JE SUIS CHARLIE
11/01/2015
Avant de commencer cet édito spécial, de par les circonstances, je me suis posé la question. Puis-je publier « Je suis Charlie » ?
N'est-ce pas trop facile ? Ces journalistes là, dessinateurs ou chroniqueurs, étaient des femmes et des hommes d'envergure. Des rouages essentiels à la démocratie. Ils se battaient pour la liberté d'expression, mais avant tout pour la liberté. Ici, dans ces colonnes hippiques, on ne se bat que pour de l'éphémère, du ludique, une passion. On ne se bat que pour la liberté d'expression dans un microcosme, alors ne mélangeons pas tout.
Puis j'ai changé d'avis. Car si nous sommes dans un milieu très spécialisé où tout est finalement confortable, est-ce une raison pour laisser ceux qui veulent faire taire la presse, même si elle n'est qu'hippique, prendre le dessus ? Je me suis souvenu que “Charlie” Hebdo était une renaissance de Hara-Kiri, dont j'ai bien connu l'un des artisans, le dessinateur Fred. Leur force, c'était de s'attaquer à tout : à l'essentiel comme au dérisoire.

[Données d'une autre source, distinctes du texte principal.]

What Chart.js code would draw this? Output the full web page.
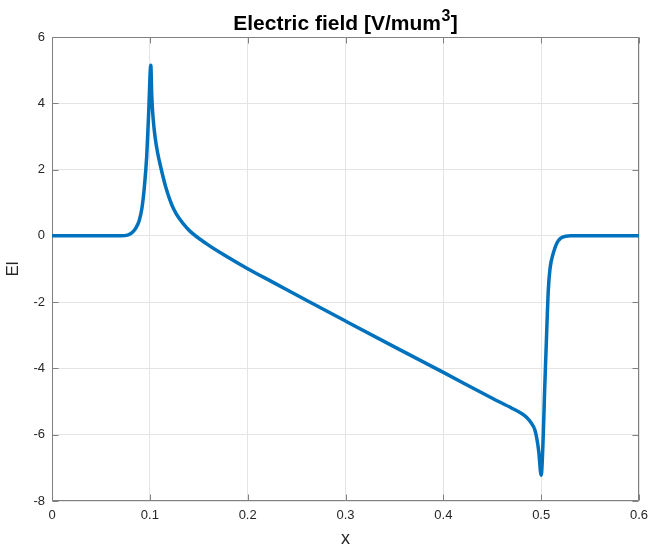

Il m'avait dit un jour : "La liberté, il faut se battre pour elle car c'est la chose qui a le plus d'ennemis sur terre. Et dans une démocratie, le meilleur moyen de défendre la liberté c'est de l'utiliser en s'exprimant sur tout. C'est pour cela que la liberté d'expression, quel que soit l'importance du sujet, ne doit jamais être remise en cause…". Alors oui, je suis Charlie. Non pas comme humble petit journaliste hippique, mais comme citoyen. Charlie, le nom de l'hebdo, ne l'oublions pas, est venu de la censure d'un État, et du prénom du chef de cet Etat, qui par ailleurs nous avait permis, dans des heures noires, de demeurer libres. Quel paradoxe !
Il était alors trop tôt pour comprendre ceux qui avaient une longueur d'avance. Ceux qui savaient qu'en n'exigeant pas la totale liberté d'expression, on s'exposait à régresser. Pas si simple à l’époque... Pour Charlie Hebdo, ce fut donc difficile. Sa liberté d'expression, il la tenait de ses ventes. Pas de ses revenus publicitaires interdits dans sa philosophie de l'indépendance. Et dans un monde où les lecteurs ont peu à peu perdu cette notion de liberté, tout comme certains journalistes, devenus des attachés de presse peut-être même sans s’en rendre compte, Charlie Hebdo n'allait pas bien. Ses ventes ne suffisaient plus à l'auto-financer. Pour avoir le droit de parler de tout, de rire de tout, Charlie était financièrement dans le rouge. Les lecteurs n'étaient plus assez nombreux… Plus assez de monde, en France, pour prendre conscience qu'une presse libre c'est un garant. Laurent Léger, membre de rédaction de Charlie Hebdo, rescapé miraculeux de ce carnage s’est exprimé en ces termes, vendredi matin : “On était bien seuls, avant que beaucoup de soi-disant républicains ne se fassent entendre...”.
Les consciences étaient comme endormies, chloroformées par des grands génies de la communication, en fait des génies de la manipulation. Ceux qui aujourd'hui se déclarent solidaires de Charlie, alors qu'en parallèle ils font tout pour que la presse indépendante disparaisse. C'est notamment ce qui se passe dans notre microcosme dérisoire…
Alors aujourd’hui, je ne vois qu’une solution. Que les gens de bonne volonté comprennent enfin que l'intérêt de tous est dans la réflexion, la concertation et l’union. Pas dans l'exclusion, ni dans le dictât. Aussi, même si notre domaine hippique est un épiphénomène, il faut affûter les mines. Car Charlie a brisé les barreaux pour nous tous, du plus grand au plus petit média. Que ne pas en profiter c'est oublier ce qu'ils ont fait, ce qu'ils ont vécu, même si l'on n'oubliera évidemment jamais comment cela s'est terminé. Une page est tournée. Il en reste à en écrire. Pour que cette fin tragique serve au moins à réveiller les consciences.